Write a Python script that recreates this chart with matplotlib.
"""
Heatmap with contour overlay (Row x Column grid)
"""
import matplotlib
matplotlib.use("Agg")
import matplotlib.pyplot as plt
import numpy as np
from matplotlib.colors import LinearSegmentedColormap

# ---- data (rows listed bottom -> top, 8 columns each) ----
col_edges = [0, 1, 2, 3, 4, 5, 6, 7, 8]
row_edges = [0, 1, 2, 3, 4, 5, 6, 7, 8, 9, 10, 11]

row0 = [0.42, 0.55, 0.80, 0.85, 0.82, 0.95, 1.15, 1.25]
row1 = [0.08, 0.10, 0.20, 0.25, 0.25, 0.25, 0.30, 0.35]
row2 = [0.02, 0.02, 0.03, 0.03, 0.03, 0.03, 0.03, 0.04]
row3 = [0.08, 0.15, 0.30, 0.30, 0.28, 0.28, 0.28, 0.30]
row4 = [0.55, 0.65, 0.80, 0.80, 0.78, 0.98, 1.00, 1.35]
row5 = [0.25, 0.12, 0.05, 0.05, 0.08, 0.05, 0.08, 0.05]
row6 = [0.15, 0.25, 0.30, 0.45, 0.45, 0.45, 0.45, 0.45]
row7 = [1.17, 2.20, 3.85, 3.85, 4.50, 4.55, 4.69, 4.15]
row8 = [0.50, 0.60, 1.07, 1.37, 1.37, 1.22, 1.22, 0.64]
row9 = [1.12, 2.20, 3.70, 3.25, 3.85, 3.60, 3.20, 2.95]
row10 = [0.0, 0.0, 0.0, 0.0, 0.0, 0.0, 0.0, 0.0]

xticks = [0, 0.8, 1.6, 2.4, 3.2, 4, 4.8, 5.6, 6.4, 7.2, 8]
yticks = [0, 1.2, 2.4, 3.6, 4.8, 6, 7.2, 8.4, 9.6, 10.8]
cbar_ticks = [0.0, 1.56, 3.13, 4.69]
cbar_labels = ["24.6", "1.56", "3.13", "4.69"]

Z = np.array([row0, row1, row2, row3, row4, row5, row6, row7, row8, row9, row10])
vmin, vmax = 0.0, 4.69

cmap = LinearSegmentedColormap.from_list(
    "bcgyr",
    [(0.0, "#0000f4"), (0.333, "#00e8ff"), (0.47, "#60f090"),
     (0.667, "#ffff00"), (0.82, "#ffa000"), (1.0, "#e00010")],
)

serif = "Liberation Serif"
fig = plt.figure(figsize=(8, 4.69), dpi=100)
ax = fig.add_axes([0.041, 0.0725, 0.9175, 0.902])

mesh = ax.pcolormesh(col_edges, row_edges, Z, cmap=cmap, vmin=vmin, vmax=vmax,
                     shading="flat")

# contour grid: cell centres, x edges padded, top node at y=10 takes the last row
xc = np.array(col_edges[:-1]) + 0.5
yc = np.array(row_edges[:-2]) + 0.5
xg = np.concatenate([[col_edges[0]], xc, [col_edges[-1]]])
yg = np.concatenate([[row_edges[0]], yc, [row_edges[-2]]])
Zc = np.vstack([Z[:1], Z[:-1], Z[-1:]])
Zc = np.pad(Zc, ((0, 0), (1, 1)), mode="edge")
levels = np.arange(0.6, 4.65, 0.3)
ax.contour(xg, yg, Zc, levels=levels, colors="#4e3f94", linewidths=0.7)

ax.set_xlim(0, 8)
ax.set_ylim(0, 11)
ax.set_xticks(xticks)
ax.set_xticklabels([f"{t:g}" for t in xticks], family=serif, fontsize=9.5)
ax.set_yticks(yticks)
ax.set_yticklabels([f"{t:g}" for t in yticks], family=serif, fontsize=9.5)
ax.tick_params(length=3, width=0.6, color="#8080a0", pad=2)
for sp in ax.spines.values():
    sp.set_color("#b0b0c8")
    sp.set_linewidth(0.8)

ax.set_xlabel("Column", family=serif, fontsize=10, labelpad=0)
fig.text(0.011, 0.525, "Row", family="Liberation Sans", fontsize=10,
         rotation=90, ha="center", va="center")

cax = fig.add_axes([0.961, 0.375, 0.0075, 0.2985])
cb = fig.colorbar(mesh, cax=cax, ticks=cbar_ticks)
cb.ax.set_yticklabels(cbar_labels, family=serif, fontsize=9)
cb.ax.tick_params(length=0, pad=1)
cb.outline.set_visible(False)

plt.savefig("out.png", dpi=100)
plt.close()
■ ■ ■ ■ ■
- PROBLEM TO SOLVE
Quote exactly the stretch of lines above that starts at the first one and ends at the line with "from matplotlib.colors import", and nothing beyond it.

- CORRECT ANSWER
Write a Python script that recreates this chart with matplotlib.
"""
Heatmap with contour overlay (Row x Column grid)
"""
import matplotlib
matplotlib.use("Agg")
import matplotlib.pyplot as plt
import numpy as np
from matplotlib.colors import LinearSegmentedColormap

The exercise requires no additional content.